((
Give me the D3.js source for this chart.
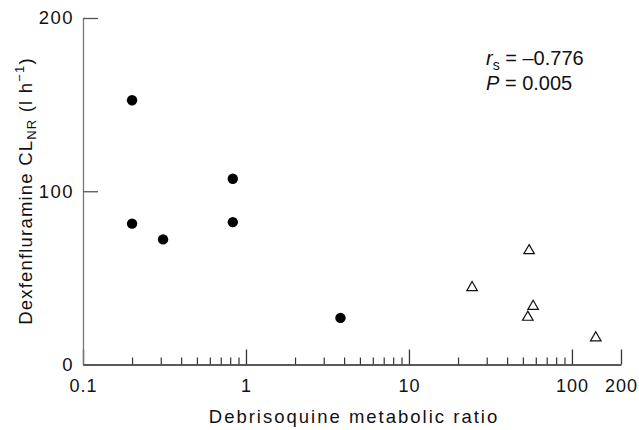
<!DOCTYPE html>
<html>
<head>
<meta charset="utf-8">
<script src="https://cdn.jsdelivr.net/npm/d3@7"></script>
<style>
  body { margin: 0; background: #fff; }
  text { font-family: "Liberation Sans", Arial, sans-serif; fill: #111; }
</style>
</head>
<body>
<div id="chart"></div>
<script>
// extensive metabolisers (filled circles)
var emRatio = [0.2, 0.2, 0.31, 0.83, 0.83, 3.8];
var emClearance = [152.5, 81.3, 72.2, 107.2, 82.2, 26.9];
// poor metabolisers (open triangles)
var pmRatio = [24.4, 54.6, 57.8, 53.6, 140];
var pmClearance = [44.4, 65.7, 33.6, 27.3, 15.4];

var xMajor = [0.1, 1, 10, 100, 200];
var xMinor = [0.2, 0.3, 0.4, 0.5, 0.6, 0.7, 0.8, 0.9,
              2, 3, 4, 5, 6, 7, 8, 9,
              20, 30, 40, 50, 60, 70, 80, 90];
var yTicks = [0, 100, 200];

var W = 639, H = 430;
var m = { left: 83, top: 18, right: 18, bottom: 65 };

var svg = d3.select("#chart").append("svg")
    .attr("width", W)
    .attr("height", H);

var xScale = d3.scaleLog()
    .domain([0.1, 200])
    .range([m.left, 621]);

var yScale = d3.scaleLinear()
    .domain([0, 200])
    .range([364.5, m.top]);

//X AXIS - major ticks with labels
var xAxis = d3.axisBottom(xScale)
    .tickValues(xMajor)
    .tickFormat(function (d) { return d; })
    .tickSizeInner(-15)
    .tickSizeOuter(0)
    .tickPadding(15);

var gx = svg.append("g")
    .attr("transform", "translate(0," + yScale(0) + ")")
    .call(xAxis);
gx.select(".domain").attr("stroke", "#222").attr("stroke-width", 1.3);
gx.selectAll(".tick line").attr("stroke", "#333").attr("stroke-width", 1.3);
gx.selectAll(".tick text")
    .style("font-size", "18px")
    .style("letter-spacing", "1px")
    .attr("fill", "#111");

//X AXIS - minor ticks
var xAxisMinor = d3.axisBottom(xScale)
    .tickValues(xMinor)
    .tickFormat("")
    .tickSizeInner(-7)
    .tickSizeOuter(0);

var gxm = svg.append("g")
    .attr("transform", "translate(0," + yScale(0) + ")")
    .call(xAxisMinor);
gxm.select(".domain").remove();
gxm.selectAll(".tick line").attr("stroke", "#333").attr("stroke-width", 1.2);

//Y AXIS
var yAxis = d3.axisLeft(yScale)
    .tickValues(yTicks)
    .tickSizeInner(-15)
    .tickSizeOuter(0)
    .tickPadding(9);

var gy = svg.append("g")
    .attr("transform", "translate(" + xScale(0.1) + ",0)")
    .call(yAxis);
gy.select(".domain").attr("stroke", "#777").attr("stroke-width", 1.3);
gy.selectAll(".tick line").attr("stroke", "#555").attr("stroke-width", 1.3);
gy.selectAll(".tick text")
    .style("font-size", "18.5px")
    .style("letter-spacing", "1.5px")
    .attr("fill", "#111");

//AXIS TITLES
svg.append("text")
    .attr("x", 354)
    .attr("y", 423)
    .attr("text-anchor", "middle")
    .style("font-size", "18.5px")
    .style("letter-spacing", "2px")
    .text("Debrisoquine metabolic ratio");

var yt = svg.append("text")
    .attr("transform", "translate(32,191) rotate(-90)")
    .attr("text-anchor", "middle")
    .style("font-size", "18.5px")
    .style("letter-spacing", "1.2px");
yt.append("tspan").text("Dexfenfluramine CL");
yt.append("tspan").attr("dy", 4).style("font-size", "13px").text("NR");
yt.append("tspan").attr("dy", -4).text(" (l h");
yt.append("tspan").attr("dy", -8).style("font-size", "13px").text("\u22121");
yt.append("tspan").attr("dy", 8).text(")");

//ANNOTATION
var a1 = svg.append("text")
    .attr("x", 486)
    .attr("y", 65)
    .style("font-size", "20px");
a1.append("tspan").style("font-style", "italic").text("r");
a1.append("tspan").attr("dy", 5).style("font-size", "14px").text("s");
a1.append("tspan").attr("dy", -5).text(" = \u20130.776");

var a2 = svg.append("text")
    .attr("x", 486)
    .attr("y", 90)
    .style("font-size", "20px");
a2.append("tspan").style("font-style", "italic").text("P");
a2.append("tspan").text(" = 0.005");

//POINTS
var em = emRatio.map(function (d, i) { return [d, emClearance[i]]; });
var pm = pmRatio.map(function (d, i) { return [d, pmClearance[i]]; });

svg.selectAll("circle.em")
    .data(em)
    .enter().append("circle")
    .attr("class", "em")
    .attr("cx", function (d) { return xScale(d[0]); })
    .attr("cy", function (d) { return yScale(d[1]); })
    .attr("r", 5.2)
    .attr("fill", "#000");

var tri = d3.symbol().type(d3.symbolTriangle).size(48);
svg.selectAll("path.pm")
    .data(pm)
    .enter().append("path")
    .attr("class", "pm")
    .attr("d", tri)
    .attr("transform", function (d) {
        return "translate(" + xScale(d[0]) + "," + yScale(d[1]) + ")";
    })
    .attr("fill", "none")
    .attr("stroke", "#111")
    .attr("stroke-width", 1.2);
</script>
</body>
</html>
))
_Instructions to follow:_
Quote the full listing above word for word; exclude every picture from the copy.

_Complete output:_
Give me the D3.js source for this chart.
<!DOCTYPE html>
<html>
<head>
<meta charset="utf-8">
<script src="https://cdn.jsdelivr.net/npm/d3@7"></script>
<style>
  body { margin: 0; background: #fff; }
  text { font-family: "Liberation Sans", Arial, sans-serif; fill: #111; }
</style>
</head>
<body>
<div id="chart"></div>
<script>
// extensive metabolisers (filled circles)
var emRatio = [0.2, 0.2, 0.31, 0.83, 0.83, 3.8];
var emClearance = [152.5, 81.3, 72.2, 107.2, 82.2, 26.9];
// poor metabolisers (open triangles)
var pmRatio = [24.4, 54.6, 57.8, 53.6, 140];
var pmClearance = [44.4, 65.7, 33.6, 27.3, 15.4];

var xMajor = [0.1, 1, 10, 100, 200];
var xMinor = [0.2, 0.3, 0.4, 0.5, 0.6, 0.7, 0.8, 0.9,
              2, 3, 4, 5, 6, 7, 8, 9,
              20, 30, 40, 50, 60, 70, 80, 90];
var yTicks = [0, 100, 200];

var W = 639, H = 430;
var m = { left: 83, top: 18, right: 18, bottom: 65 };

var svg = d3.select("#chart").append("svg")
    .attr("width", W)
    .attr("height", H);

var xScale = d3.scaleLog()
    .domain([0.1, 200])
    .range([m.left, 621]);

var yScale = d3.scaleLinear()
    .domain([0, 200])
    .range([364.5, m.top]);

//X AXIS - major ticks with labels
var xAxis = d3.axisBottom(xScale)
    .tickValues(xMajor)
    .tickFormat(function (d) { return d; })
    .tickSizeInner(-15)
    .tickSizeOuter(0)
    .tickPadding(15);

var gx = svg.append("g")
    .attr("transform", "translate(0," + yScale(0) + ")")
    .call(xAxis);
gx.select(".domain").attr("stroke", "#222").attr("stroke-width", 1.3);
gx.selectAll(".tick line").attr("stroke", "#333").attr("stroke-width", 1.3);
gx.selectAll(".tick text")
    .style("font-size", "18px")
    .style("letter-spacing", "1px")
    .attr("fill", "#111");

//X AXIS - minor ticks
var xAxisMinor = d3.axisBottom(xScale)
    .tickValues(xMinor)
    .tickFormat("")
    .tickSizeInner(-7)
    .tickSizeOuter(0);

var gxm = svg.append("g")
    .attr("transform", "translate(0," + yScale(0) + ")")
    .call(xAxisMinor);
gxm.select(".domain").remove();
gxm.selectAll(".tick line").attr("stroke", "#333").attr("stroke-width", 1.2);

//Y AXIS
var yAxis = d3.axisLeft(yScale)
    .tickValues(yTicks)
    .tickSizeInner(-15)
    .tickSizeOuter(0)
    .tickPadding(9);

var gy = svg.append("g")
    .attr("transform", "translate(" + xScale(0.1) + ",0)")
    .call(yAxis);
gy.select(".domain").attr("stroke", "#777").attr("stroke-width", 1.3);
gy.selectAll(".tick line").attr("stroke", "#555").attr("stroke-width", 1.3);
gy.selectAll(".tick text")
    .style("font-size", "18.5px")
    .style("letter-spacing", "1.5px")
    .attr("fill", "#111");

//AXIS TITLES
svg.append("text")
    .attr("x", 354)
    .attr("y", 423)
    .attr("text-anchor", "middle")
    .style("font-size", "18.5px")
    .style("letter-spacing", "2px")
    .text("Debrisoquine metabolic ratio");

var yt = svg.append("text")
    .attr("transform", "translate(32,191) rotate(-90)")
    .attr("text-anchor", "middle")
    .style("font-size", "18.5px")
    .style("letter-spacing", "1.2px");
yt.append("tspan").text("Dexfenfluramine CL");
yt.append("tspan").attr("dy", 4).style("font-size", "13px").text("NR");
yt.append("tspan").attr("dy", -4).text(" (l h");
yt.append("tspan").attr("dy", -8).style("font-size", "13px").text("\u22121");
yt.append("tspan").attr("dy", 8).text(")");

//ANNOTATION
var a1 = svg.append("text")
    .attr("x", 486)
    .attr("y", 65)
    .style("font-size", "20px");
a1.append("tspan").style("font-style", "italic").text("r");
a1.append("tspan").attr("dy", 5).style("font-size", "14px").text("s");
a1.append("tspan").attr("dy", -5).text(" = \u20130.776");

var a2 = svg.append("text")
    .attr("x", 486)
    .attr("y", 90)
    .style("font-size", "20px");
a2.append("tspan").style("font-style", "italic").text("P");
a2.append("tspan").text(" = 0.005");

//POINTS
var em = emRatio.map(function (d, i) { return [d, emClearance[i]]; });
var pm = pmRatio.map(function (d, i) { return [d, pmClearance[i]]; });

svg.selectAll("circle.em")
    .data(em)
    .enter().append("circle")
    .attr("class", "em")
    .attr("cx", function (d) { return xScale(d[0]); })
    .attr("cy", function (d) { return yScale(d[1]); })
    .attr("r", 5.2)
    .attr("fill", "#000");

var tri = d3.symbol().type(d3.symbolTriangle).size(48);
svg.selectAll("path.pm")
    .data(pm)
    .enter().append("path")
    .attr("class", "pm")
    .attr("d", tri)
    .attr("transform", function (d) {
        return "translate(" + xScale(d[0]) + "," + yScale(d[1]) + ")";
    })
    .attr("fill", "none")
    .attr("stroke", "#111")
    .attr("stroke-width", 1.2);
</script>
</body>
</html>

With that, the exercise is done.